Since everyone involved in the project has a particular interest in the subject under consideration, it is presumed they know what a pupil should know. Their curricula and tests reflect this ... and this helps explain why so many of these programs fail. In most cases, the tests are not validated properly.
Here is the way said tests should be validated. Once the committee for, say, social studies, has completed its program and tests, its tests should be administered to the members of the committee that put together the program and tests for mathematics. The committee for mathematics should pass along its tests to the committee on geography. This "round robin'' of tests should continue until all of the tests have been taken by the members of all the committees working on creating "world class'' courses of study.
After the round robin, any question missed by, say, 60 percent of those experts and teachers on committees not involved in the subject matter of the test should be eliminated from the test. If 60 percent (or whatever is decided to be appropriate) of the presumed educated and knowledgeable curriculum planners cannot answer questions outside their area of expertise, such knowledge cannot be all that important--certainly not important enough to expect mere children to know all that stuff--and those questions should be eliminated.

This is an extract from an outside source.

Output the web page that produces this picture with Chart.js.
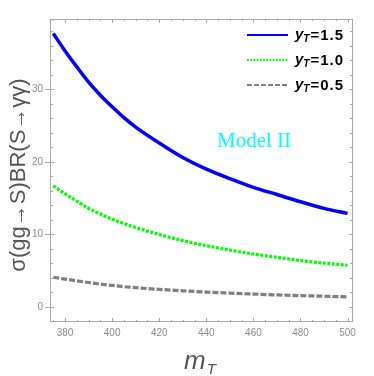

Not only would this procedure reduce the depth and size of what comes out of these committees to something more realistic for a real classroom, it would likely go a long way to introduce some humility in the planners. Just as an exercise it would be interesting to learn how many experts in science can answer the same kinds of questions about social studies we expect kids to answer. It also might help us to better understand the difference between what we believe should be the "common knowledge'' of educated people and what is merely ego gratification of a committee carried away with its own wonderfulness.
Charles M. Breinin, a writer in Tonawanda, N.Y., is a retired high school teacher and social-studies department chairman.